John Frawley | 19 November 2023  
Show Responses

'Why on earth he didn't create us without our many flaws escapes me when we are all reportedly created in his own image and he loves us all dearly'

Because he wants us to put our minds to choosing one nature over another?

And if, like me, and probably most men, it is very easy to dive into a murder mystery (book or film) while finding it impossible to enjoy a rom com (also dismissively known as a chick flick), you'll know that nature can always be overcome but that to do so may require a use of will that is unpalatable when the nature (in its movement from choice to habit to character) must, because of its characteristics, come from the world, the flesh and the devil.

Do any crime novelists get to heaven? One would hope so, but it is unlikely that the consumer taste for crime novels, which is pimped for profit by said novelists and their publishers and book reviewers, comes from there.

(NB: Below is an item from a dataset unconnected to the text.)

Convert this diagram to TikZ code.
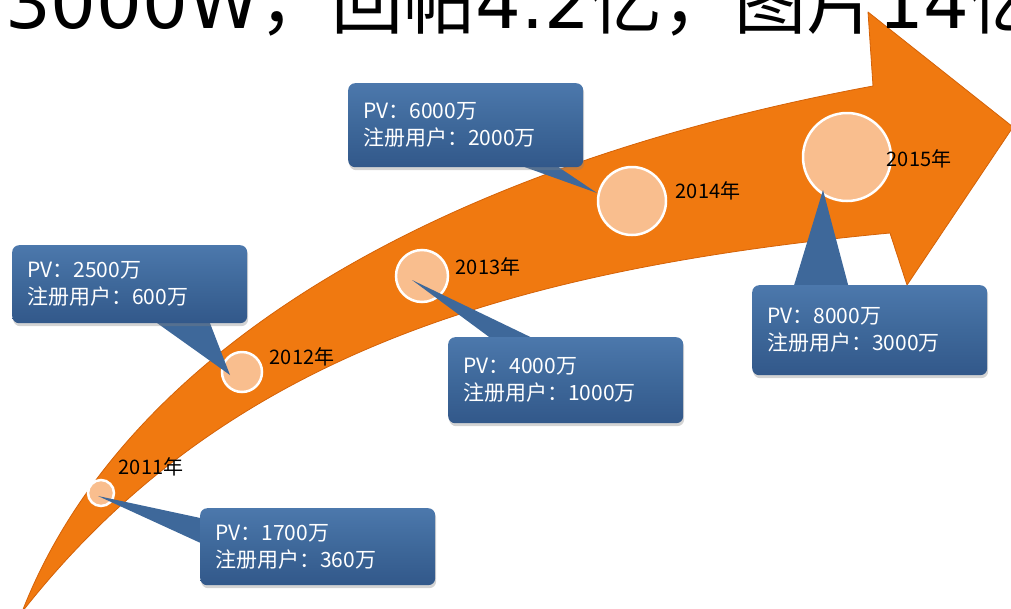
\documentclass[tikz,border=0pt]{standalone}
\usepackage{fontspec}
\setmainfont{DejaVu Sans}
\newfontfamily\cjk{Noto Sans CJK SC}
\usetikzlibrary{shadows,calc}
\definecolor{arrowor}{RGB}{240,121,16}
\definecolor{arrowedge}{RGB}{212,98,8}
\definecolor{dotfill}{RGB}{249,190,142}
\definecolor{boxblue}{RGB}{62,104,154}
\definecolor{boxtop}{RGB}{76,120,172}
\definecolor{boxbot}{RGB}{50,88,138}
\newcommand\bigcjk[1]{{\cjk\fontsize{72}{72}\selectfont #1}}
\tikzset{
  dot/.style={circle, fill=dotfill, draw=white, line width=2.5pt, inner sep=0pt},
  yearlbl/.style={font=\cjk\fontsize{20}{20}\selectfont, text=black, inner sep=0pt},
  callout/.style={rounded corners=7pt, top color=boxtop, bottom color=boxbot, middle color=boxblue,
    drop shadow={opacity=0.35, shadow xshift=1pt, shadow yshift=-3pt},
    text=white, align=left, anchor=north west, inner xsep=15pt, inner ysep=0pt,
    font=\cjk\fontsize{21}{27}\selectfont, text width=205pt},
  tail/.style={fill=boxblue}
}
\begin{document}
\begin{tikzpicture}[x=1pt,y=-1pt]
\useasboundingbox (0,0) rectangle (1011,608);
% arrow
\fill[arrowor, draw=arrowedge, line width=0.8pt, line join=round]
  (22,612) .. controls (120,360) and (420,170) .. (873,86)
  -- (868,12) -- (1013,127) -- (907,285) -- (890,233)
  .. controls (500,270) and (220,360) .. (22,612) -- cycle;
% title
\node[anchor=base west, inner sep=0pt] (title) at (5,28)
  {\fontsize{72}{72}\selectfont 3000W\bigcjk{，回帖}4.2\bigcjk{亿，图片}14\bigcjk{亿}};
% dots
\node[dot, minimum size=26pt] (c2011) at (101,493) {};
\node[dot, minimum size=40pt] (c2012) at (242,372) {};
\node[dot, minimum size=52pt] (c2013) at (422,276) {};
\node[dot, minimum size=68pt] (c2014) at (632,201) {};
\node[dot, minimum size=88pt] (c2015) at (847,157) {};
% year labels
\node[yearlbl] (l2011) at (151,467) {2011年};
\node[yearlbl] (l2012) at (302,357) {2012年};
\node[yearlbl] (l2013) at (488,267) {2013年};
\node[yearlbl] (l2014) at (708,191) {2014年};
\node[yearlbl] (l2015) at (919,159) {2015年};
% tails
\fill[tail] ($(c2011.center)+(-3,3)$) -- (205,519) -- (205,545) -- cycle;
\fill[tail] ($(c2012.center)+(-12,3)$) -- (150,318) -- (208,318) -- cycle;
\fill[tail] ($(c2013.center)+(-10,4)$) -- (500,345) -- (547,345) -- cycle;
\fill[tail] ($(c2014.center)+(-35,-8)$) -- (505,160) -- (548,160) -- cycle;
\fill[tail] ($(c2015.center)+(-24,33)$) -- (792,292) -- (850,292) -- cycle;
% boxes
\node[callout, minimum height=77pt] (b2011) at (200,508) {PV：1700万\\注册用户：360万};
\node[callout, minimum height=78pt] (b2012) at (12,245) {PV：2500万\\注册用户：600万};
\node[callout, minimum height=86pt] (b2013) at (448,337) {PV：4000万\\注册用户：1000万};
\node[callout, minimum height=84pt] (b2014) at (348,83) {PV：6000万\\注册用户：2000万};
\node[callout, minimum height=90pt] (b2015) at (752,285) {PV：8000万\\注册用户：3000万};
\end{tikzpicture}
\end{document}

roy chen yee | 23 November 2023  

You have asked a deep philosophical question, John Frawley. Human beings have a sort of moral ambiguity about them which the Church terms Original Sin. If you look at the long-term history of any place on earth, you will see a history of war, murder and the extinction of any enemy considered a threat. In Australia's case I am sure that Neo-Darwinian pseudo-scientific racism played a major role in the appalling history of the treatment of Indigenous peoples. On the recent failed referendum, I think it was ill-designed and badly sold. It was lost in the multicultural outer suburbs. If the referendum were better designed, it may well have passed. It was a political failure.